**SHORT TASK:** Reproduce exactly, and nothing else, the lines from the one that contains "Generate a Python" through the one that contains "import pandas as pd". Leave the pictures out.
※ ※ ※
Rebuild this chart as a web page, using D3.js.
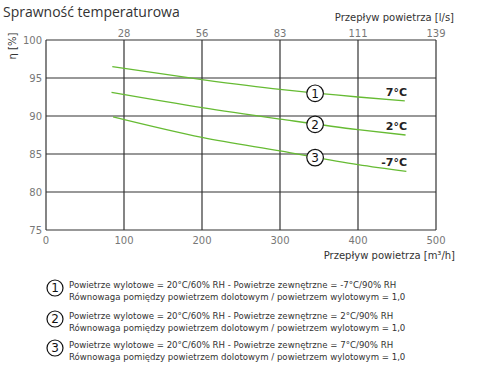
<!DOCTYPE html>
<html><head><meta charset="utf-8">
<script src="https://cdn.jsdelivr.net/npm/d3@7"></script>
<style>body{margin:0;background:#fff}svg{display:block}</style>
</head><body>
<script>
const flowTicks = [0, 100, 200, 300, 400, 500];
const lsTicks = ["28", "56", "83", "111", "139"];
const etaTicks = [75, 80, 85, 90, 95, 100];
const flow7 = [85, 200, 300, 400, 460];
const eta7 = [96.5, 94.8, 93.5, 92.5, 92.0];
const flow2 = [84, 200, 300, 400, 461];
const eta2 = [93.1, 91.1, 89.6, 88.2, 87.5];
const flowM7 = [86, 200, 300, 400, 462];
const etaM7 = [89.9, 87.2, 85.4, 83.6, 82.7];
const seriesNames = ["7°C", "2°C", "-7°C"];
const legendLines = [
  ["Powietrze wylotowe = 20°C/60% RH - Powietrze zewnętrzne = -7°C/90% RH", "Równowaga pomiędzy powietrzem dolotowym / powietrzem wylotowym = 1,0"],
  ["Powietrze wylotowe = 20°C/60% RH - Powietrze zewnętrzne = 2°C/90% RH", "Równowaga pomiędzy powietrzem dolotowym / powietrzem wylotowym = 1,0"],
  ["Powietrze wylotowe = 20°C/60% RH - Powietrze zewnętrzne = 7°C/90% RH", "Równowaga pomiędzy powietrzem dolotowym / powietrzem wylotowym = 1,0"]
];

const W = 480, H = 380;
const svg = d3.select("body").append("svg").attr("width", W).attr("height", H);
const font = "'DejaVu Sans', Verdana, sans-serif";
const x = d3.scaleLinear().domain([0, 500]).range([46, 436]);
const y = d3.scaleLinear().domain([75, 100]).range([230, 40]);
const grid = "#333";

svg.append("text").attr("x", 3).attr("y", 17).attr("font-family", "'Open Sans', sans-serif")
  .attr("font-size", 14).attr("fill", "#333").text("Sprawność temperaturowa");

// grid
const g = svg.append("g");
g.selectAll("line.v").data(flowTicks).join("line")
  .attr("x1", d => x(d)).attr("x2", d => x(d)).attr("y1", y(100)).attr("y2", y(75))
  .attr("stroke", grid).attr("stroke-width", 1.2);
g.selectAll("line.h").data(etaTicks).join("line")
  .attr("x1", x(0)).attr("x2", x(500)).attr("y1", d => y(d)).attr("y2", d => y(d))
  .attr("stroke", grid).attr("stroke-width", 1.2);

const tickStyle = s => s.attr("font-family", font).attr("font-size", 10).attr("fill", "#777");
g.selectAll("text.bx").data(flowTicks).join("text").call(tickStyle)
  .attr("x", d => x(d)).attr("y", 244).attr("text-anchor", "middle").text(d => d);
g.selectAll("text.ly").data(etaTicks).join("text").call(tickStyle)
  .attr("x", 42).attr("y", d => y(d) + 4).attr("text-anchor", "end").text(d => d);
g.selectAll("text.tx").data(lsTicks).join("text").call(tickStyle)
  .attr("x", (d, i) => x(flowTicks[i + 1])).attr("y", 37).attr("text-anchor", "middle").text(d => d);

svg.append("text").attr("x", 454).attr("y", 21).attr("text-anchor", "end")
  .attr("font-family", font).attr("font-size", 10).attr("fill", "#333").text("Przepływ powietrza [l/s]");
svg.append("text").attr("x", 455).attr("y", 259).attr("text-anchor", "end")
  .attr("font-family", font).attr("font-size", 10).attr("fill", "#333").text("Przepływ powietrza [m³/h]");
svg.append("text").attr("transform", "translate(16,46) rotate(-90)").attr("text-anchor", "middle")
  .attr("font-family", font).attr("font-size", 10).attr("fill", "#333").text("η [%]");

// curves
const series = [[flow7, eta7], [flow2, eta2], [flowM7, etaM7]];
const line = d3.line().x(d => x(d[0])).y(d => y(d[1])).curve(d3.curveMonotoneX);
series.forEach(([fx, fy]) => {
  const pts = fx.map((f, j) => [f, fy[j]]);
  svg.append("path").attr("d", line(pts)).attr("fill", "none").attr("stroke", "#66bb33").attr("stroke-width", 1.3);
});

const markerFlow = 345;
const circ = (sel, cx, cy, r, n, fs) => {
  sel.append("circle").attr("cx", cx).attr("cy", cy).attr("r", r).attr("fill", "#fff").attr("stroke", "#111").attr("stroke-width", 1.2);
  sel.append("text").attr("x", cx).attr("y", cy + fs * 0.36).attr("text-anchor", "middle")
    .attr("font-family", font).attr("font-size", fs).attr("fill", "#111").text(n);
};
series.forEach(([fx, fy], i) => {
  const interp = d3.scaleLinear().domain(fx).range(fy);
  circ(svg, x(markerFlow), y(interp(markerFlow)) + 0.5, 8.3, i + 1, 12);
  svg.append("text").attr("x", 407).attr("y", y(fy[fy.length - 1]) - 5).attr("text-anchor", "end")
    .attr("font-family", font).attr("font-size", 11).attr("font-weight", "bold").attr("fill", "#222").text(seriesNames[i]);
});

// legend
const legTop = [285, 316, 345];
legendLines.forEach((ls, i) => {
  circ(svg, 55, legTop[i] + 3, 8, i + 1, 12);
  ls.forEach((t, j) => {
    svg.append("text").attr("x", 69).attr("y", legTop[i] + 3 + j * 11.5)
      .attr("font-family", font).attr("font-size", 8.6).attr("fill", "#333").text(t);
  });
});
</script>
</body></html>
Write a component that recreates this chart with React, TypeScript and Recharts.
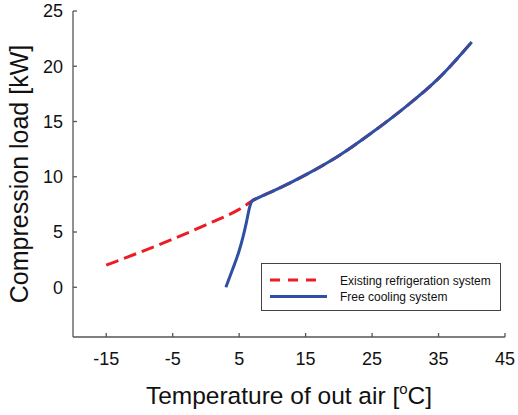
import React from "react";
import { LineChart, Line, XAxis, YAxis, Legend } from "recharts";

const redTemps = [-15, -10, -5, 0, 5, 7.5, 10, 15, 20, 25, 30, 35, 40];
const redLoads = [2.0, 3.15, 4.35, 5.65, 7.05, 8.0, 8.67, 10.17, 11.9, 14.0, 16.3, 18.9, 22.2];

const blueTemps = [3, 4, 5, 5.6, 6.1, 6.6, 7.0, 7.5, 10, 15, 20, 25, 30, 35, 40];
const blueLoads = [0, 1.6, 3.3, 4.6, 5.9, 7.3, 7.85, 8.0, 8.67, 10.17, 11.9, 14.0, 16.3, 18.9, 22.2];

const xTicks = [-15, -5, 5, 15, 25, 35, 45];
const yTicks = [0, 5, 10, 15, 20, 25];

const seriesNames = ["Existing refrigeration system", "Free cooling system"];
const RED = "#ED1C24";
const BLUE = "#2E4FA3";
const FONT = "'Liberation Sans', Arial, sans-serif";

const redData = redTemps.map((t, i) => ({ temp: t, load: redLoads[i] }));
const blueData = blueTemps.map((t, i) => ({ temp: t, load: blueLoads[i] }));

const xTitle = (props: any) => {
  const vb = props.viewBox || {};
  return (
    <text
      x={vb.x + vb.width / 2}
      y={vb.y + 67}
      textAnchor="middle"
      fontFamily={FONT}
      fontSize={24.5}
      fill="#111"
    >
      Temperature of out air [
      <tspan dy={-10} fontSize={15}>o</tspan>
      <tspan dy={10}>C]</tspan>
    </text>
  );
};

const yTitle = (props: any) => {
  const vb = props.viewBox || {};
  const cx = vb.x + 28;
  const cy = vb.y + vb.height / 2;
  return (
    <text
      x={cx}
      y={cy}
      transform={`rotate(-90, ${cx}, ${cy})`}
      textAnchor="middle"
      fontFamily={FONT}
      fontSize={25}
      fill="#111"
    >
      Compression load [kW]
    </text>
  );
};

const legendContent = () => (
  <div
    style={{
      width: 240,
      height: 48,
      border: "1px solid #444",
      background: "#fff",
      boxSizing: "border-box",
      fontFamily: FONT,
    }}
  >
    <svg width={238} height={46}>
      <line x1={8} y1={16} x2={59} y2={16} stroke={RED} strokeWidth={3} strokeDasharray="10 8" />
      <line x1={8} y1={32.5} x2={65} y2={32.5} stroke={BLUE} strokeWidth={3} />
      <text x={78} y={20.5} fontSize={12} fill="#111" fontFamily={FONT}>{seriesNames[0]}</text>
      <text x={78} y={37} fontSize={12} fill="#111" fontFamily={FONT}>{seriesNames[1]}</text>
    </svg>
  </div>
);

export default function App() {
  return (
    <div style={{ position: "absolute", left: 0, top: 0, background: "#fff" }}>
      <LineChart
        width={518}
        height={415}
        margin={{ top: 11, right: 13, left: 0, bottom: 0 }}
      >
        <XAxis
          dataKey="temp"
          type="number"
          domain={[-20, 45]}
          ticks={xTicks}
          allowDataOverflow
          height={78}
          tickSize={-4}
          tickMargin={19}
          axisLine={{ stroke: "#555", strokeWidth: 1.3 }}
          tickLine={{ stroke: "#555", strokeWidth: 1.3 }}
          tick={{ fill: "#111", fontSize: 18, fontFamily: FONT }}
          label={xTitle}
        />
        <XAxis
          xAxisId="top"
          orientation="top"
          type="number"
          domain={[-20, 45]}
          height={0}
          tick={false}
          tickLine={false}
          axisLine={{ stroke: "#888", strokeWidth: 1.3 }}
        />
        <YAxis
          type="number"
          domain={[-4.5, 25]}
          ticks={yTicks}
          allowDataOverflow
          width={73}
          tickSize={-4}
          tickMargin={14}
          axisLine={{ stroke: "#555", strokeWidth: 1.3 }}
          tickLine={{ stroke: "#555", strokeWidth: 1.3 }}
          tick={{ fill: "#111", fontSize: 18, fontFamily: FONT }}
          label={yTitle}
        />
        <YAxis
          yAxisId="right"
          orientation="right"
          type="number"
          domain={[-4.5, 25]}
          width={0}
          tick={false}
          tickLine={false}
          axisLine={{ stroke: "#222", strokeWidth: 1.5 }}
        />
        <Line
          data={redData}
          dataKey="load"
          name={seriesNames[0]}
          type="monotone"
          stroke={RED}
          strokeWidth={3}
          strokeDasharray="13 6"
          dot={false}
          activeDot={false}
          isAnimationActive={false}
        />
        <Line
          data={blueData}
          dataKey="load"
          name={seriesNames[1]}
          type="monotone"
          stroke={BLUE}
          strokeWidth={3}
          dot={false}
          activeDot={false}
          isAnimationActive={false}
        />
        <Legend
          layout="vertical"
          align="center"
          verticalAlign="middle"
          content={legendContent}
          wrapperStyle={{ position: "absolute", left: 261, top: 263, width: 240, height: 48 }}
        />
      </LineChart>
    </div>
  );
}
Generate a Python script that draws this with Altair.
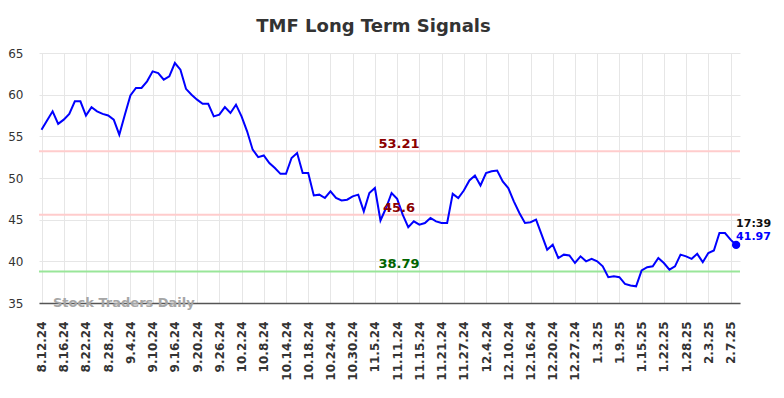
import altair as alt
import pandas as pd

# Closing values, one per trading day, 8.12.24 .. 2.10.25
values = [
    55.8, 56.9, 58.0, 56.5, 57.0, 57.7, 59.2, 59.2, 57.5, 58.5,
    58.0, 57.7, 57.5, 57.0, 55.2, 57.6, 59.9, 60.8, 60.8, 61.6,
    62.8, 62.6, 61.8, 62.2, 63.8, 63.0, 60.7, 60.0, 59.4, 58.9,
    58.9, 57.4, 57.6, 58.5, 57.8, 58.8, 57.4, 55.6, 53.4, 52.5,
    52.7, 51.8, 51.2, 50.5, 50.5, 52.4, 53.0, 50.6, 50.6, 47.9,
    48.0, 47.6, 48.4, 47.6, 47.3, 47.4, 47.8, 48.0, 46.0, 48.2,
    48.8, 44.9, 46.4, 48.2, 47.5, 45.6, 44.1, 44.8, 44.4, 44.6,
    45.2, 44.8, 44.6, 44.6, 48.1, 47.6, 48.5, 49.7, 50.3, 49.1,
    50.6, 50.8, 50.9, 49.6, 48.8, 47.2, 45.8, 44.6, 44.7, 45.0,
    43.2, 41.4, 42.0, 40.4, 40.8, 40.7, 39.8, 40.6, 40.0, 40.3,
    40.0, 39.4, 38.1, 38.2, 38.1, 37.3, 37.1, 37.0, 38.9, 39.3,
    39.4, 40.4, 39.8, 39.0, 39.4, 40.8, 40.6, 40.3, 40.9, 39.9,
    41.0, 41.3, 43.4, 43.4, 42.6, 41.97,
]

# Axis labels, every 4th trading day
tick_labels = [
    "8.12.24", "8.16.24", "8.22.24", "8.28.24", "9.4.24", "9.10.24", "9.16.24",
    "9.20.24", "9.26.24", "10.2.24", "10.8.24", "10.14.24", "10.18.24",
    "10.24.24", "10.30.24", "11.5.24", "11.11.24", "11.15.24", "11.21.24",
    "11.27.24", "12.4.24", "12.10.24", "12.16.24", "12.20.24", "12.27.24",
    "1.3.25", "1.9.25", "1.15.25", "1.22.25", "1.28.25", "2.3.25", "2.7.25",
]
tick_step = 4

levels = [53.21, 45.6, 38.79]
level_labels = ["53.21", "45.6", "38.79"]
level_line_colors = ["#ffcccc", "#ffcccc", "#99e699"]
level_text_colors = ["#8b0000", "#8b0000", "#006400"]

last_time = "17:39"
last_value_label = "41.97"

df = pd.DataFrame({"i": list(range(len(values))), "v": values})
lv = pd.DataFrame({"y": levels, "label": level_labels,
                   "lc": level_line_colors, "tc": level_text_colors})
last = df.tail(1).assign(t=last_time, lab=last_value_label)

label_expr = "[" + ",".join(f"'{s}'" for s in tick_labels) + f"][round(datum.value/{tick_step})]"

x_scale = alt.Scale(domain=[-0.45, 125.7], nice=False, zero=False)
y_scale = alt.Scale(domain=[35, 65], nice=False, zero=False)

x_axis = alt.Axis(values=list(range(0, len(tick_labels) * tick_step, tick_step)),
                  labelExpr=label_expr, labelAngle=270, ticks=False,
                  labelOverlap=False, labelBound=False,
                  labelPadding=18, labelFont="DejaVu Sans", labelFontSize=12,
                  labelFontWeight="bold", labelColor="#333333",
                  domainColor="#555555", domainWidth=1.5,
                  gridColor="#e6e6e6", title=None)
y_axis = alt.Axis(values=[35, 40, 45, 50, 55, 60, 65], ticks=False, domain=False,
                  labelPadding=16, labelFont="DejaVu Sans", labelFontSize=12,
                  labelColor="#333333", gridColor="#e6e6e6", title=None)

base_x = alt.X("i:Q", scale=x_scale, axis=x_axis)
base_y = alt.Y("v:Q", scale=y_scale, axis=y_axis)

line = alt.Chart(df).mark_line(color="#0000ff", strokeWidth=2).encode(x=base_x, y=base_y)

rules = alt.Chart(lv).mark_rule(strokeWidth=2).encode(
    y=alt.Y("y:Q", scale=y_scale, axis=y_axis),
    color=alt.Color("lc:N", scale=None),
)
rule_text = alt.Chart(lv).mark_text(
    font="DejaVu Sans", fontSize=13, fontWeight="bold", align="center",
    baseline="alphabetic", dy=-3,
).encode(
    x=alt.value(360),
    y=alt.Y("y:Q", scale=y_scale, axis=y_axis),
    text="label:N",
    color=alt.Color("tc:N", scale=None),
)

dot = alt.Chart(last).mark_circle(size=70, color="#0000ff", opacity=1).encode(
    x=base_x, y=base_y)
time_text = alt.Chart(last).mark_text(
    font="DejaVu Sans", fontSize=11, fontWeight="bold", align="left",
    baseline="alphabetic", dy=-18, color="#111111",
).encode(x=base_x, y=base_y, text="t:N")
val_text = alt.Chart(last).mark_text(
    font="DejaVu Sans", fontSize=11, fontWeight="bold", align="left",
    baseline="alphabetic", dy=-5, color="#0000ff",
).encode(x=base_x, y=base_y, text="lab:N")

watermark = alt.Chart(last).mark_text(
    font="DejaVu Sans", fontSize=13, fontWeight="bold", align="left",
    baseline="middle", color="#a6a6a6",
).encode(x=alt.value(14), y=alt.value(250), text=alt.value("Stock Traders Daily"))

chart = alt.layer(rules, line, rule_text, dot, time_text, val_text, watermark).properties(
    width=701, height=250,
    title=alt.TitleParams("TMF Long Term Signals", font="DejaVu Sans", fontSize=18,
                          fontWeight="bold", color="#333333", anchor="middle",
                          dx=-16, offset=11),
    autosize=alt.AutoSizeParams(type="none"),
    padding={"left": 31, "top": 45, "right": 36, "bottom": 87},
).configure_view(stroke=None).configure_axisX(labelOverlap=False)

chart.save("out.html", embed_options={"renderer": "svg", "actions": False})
※ ※ ※
**EXERCISE OUTPUT:**
Generate a Python script that draws this with Altair.
import altair as alt
import pandas as pd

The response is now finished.